> Task brief:
Show each line from the listing that includes the word "diagram".
--- Recorded data ---
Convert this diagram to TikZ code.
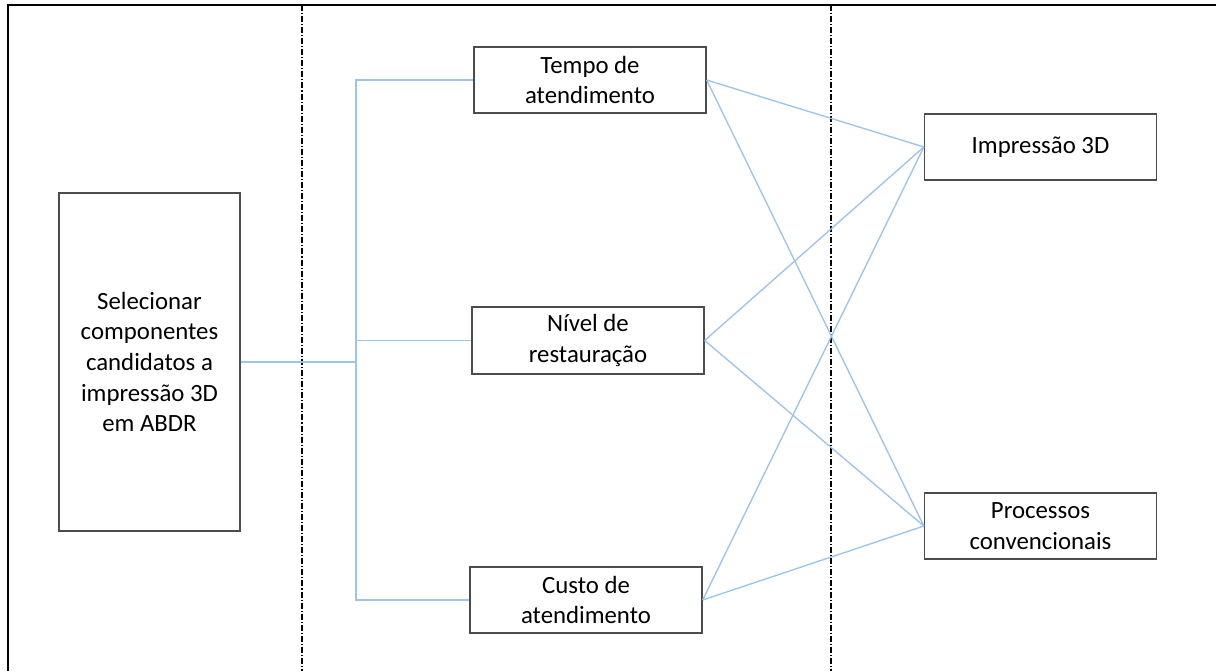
---
--- Recorded data ---
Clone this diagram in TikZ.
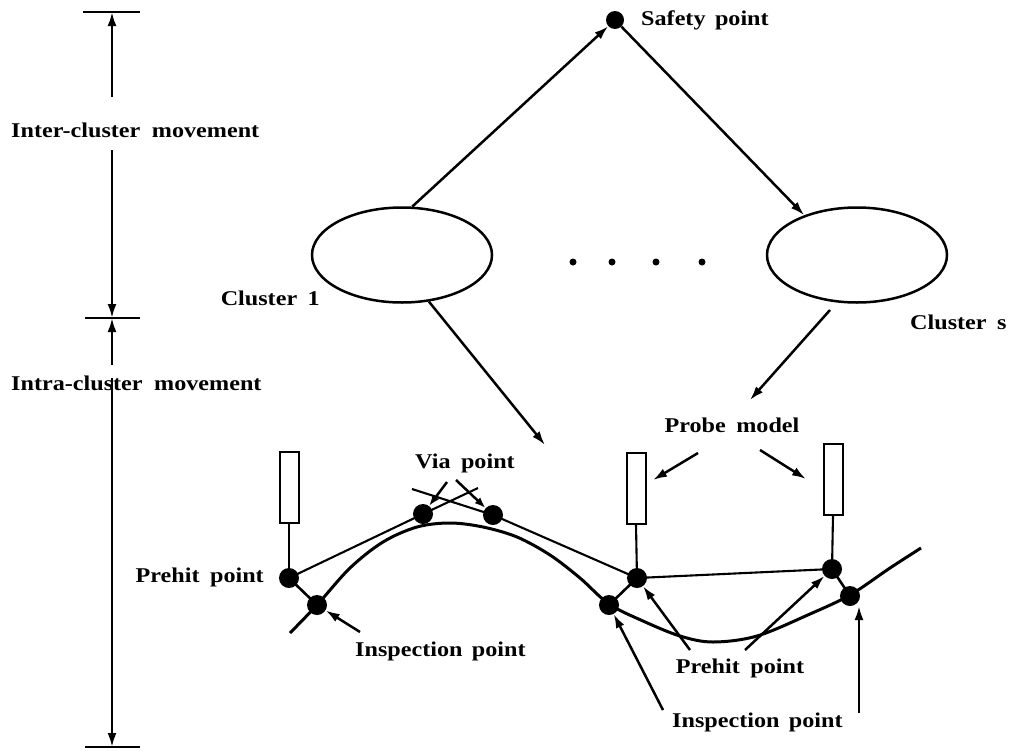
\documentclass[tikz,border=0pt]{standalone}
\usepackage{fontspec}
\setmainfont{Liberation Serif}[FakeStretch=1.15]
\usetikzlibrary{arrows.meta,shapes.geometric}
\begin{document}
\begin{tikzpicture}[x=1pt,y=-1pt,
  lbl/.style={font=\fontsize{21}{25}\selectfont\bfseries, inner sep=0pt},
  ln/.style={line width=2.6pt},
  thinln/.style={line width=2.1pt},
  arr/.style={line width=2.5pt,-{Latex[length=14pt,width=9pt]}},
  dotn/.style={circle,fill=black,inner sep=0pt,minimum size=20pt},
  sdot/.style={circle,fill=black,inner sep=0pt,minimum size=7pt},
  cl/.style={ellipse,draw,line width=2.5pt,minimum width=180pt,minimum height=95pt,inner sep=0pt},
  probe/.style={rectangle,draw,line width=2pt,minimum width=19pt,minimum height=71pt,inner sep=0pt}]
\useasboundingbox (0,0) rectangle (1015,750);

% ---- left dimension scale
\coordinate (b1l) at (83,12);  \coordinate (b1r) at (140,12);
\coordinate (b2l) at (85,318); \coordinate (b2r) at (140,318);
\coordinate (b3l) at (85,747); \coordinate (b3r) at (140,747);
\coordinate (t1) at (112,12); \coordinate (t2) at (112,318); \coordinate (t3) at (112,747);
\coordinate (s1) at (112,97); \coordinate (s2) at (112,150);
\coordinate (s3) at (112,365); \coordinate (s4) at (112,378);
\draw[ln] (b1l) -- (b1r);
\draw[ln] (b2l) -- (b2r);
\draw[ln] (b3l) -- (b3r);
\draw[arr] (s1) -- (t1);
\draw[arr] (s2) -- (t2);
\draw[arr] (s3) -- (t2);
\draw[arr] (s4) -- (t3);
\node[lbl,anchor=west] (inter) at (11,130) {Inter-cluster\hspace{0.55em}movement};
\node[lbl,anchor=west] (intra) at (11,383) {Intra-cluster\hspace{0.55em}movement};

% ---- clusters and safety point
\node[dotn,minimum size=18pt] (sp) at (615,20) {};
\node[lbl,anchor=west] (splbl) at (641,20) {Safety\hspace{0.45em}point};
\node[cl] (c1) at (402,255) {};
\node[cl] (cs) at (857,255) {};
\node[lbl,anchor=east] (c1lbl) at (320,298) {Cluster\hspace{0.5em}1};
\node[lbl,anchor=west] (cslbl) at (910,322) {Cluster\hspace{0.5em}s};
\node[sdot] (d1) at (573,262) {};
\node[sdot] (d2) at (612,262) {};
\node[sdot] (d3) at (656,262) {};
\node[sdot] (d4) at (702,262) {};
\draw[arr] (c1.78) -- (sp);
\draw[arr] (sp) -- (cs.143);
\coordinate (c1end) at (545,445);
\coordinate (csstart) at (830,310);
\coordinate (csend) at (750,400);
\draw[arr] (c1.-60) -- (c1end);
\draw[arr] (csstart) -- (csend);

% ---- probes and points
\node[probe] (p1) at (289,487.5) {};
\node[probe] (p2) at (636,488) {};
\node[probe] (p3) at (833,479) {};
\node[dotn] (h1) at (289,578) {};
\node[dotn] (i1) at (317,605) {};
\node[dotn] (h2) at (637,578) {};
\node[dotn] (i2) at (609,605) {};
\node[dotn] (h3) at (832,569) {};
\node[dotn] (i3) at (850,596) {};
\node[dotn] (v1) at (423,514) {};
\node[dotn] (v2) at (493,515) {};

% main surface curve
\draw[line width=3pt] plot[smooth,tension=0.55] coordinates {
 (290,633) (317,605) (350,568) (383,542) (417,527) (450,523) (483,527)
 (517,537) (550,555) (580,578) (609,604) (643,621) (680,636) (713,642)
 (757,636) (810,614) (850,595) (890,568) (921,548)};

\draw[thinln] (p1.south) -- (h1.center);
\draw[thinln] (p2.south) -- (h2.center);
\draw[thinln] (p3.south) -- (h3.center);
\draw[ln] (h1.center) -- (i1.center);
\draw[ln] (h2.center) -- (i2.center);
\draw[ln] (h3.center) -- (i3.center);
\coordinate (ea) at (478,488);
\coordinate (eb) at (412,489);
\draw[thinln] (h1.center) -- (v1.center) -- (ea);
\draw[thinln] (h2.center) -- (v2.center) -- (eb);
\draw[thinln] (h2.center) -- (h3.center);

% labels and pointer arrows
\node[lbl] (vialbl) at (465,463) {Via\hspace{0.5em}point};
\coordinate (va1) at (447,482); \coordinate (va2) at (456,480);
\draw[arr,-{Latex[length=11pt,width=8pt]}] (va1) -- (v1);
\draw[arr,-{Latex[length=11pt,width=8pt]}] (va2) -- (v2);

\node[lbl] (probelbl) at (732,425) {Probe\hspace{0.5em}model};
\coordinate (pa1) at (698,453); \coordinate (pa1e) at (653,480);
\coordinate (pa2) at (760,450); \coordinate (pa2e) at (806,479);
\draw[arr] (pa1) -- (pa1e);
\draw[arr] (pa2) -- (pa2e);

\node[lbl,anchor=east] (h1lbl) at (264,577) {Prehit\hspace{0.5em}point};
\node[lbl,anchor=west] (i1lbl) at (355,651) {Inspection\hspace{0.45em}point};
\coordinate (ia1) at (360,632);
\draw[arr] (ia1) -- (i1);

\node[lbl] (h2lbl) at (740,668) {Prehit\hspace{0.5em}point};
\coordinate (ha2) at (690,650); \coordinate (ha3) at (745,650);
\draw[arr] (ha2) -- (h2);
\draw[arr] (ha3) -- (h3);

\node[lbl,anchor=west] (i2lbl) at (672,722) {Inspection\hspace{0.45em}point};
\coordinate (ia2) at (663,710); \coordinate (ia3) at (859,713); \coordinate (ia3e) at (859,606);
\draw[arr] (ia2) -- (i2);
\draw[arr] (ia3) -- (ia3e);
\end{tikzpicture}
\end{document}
---
> Exercise result:
Convert this diagram to TikZ code.
Clone this diagram in TikZ.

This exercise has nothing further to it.